Motherboard: Although this will be my home desktop PC, I am likely to need to transport it to "show-and-tell" locations. My last two generations of motherboards have been Asus TUF boards. They have performed flawlessly, so I guess I am biased. I selected the Asus TUF Gaming X870-Plus WiFi motherboard.

Two hard drives: Previously I have been plagued by the new UEFI BIOS security code interfering with dual-boot configurations. I have found it's easier to dedicate one drive to Windows and another to Linux. Then use the BIOS controls to select a boot drive. Having NTFS and ext4 partitions on the same drive led to unnecessary complications. But why hard-drives? Because I have burnt out SSD memory boards in a few months. SSD memory wears out when the same locations have been overwritten a few hundred thousand times. Their file systems have load-leveling algorithms to prevent the same physical locations from being constantly overwritten, But Windows loves to constantly update its Registry file, Each tiny change causes a 4k-block to be rewritten. Microsoft understands this and started publishing tips to prevent Windows from constantly rewriting. But I believe that only the PC OEMs know enough of these secret switches to make a SSD drive last multiple years.
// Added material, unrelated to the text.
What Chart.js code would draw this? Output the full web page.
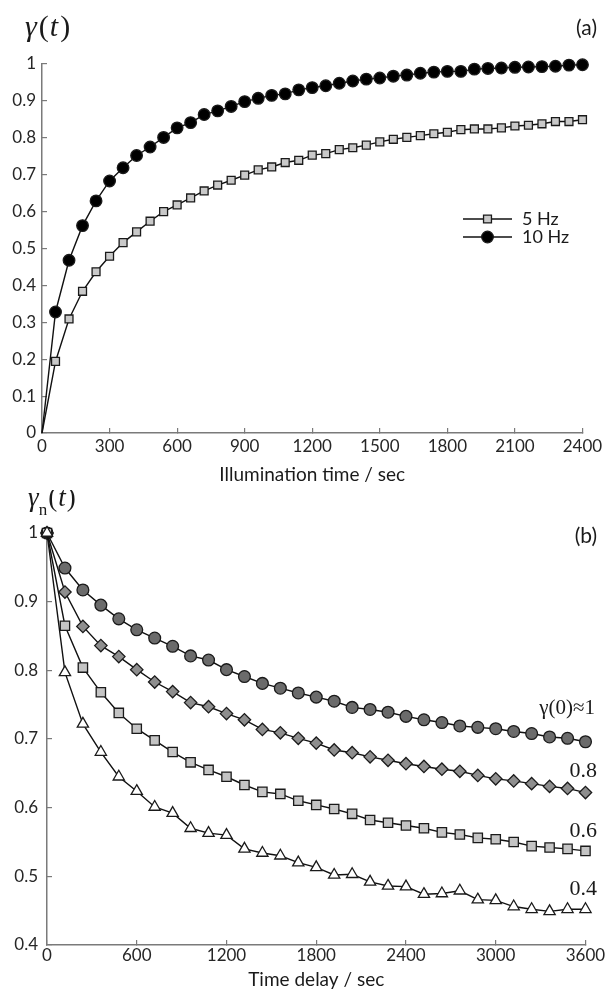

Also, SSD memory is certainly not appropriate for use as OS swap space. I expect that when using a ROS VM, large portions of the host Windows environment will be cast-out to the swap area. While experimenting and tuning my memory configuration, swap space use may become excessive.

RAM memory: The general approach for AI computation is to have enough RAM memory to hold all the working data. When tuned correctly, a system would only need RAM and SSD memory. I am not smart enough to be able to predict the right amount of RAM for my project. I just know I need a lot and that the Nvidia Isaac SIM 5.0 documentation recommends at least 64GB. So, I want a motherboard that initially comes with 64GB, but has additional sockets, so that I can increase it in the future. Common motherboards have 4 RAM sockets and are initially configures with two 32GB memory sticks. That leaves adequate expansion space.

M.2 NVMe SSD memory: The one thing I love about SSD memory is that it makes my computer boot very quickly. I want a M2 SSD to boot windows from, so, I specified a 1TB SSD to as my windows C-disk (mounted in M.2_3). I also want a second 1TB SSD to be formatted ext4 for Ubuntu use (mounted in M.2_1, driven directly by the CPU).

CPU Cooler: I wanted a CPU cooler that had an LCD display for temperature. This ROG cooler is over-kill, but the others had poor or no reviews.

Display: I don't expect the link from the graphics card to the display to be a bottleneck. It seems that a HDMI2 interface to a 60 fps 4K display is adequate.

Chassis: Any decent Mid-Tower ATX chassis capable of cooling 800 Watts should work fine. The one I chose has two 3.5" HDD bays.

Power Supply: Calculations indicate that the components that I chose can use about 800W. So, I selected a power supply with 25% more than my current calculated need.

Your comments are welcome: I’m hoping that other robotics enthusiasts will respond. If there is enough interest, then Micro Center might create a robotics bundle and bring the price down.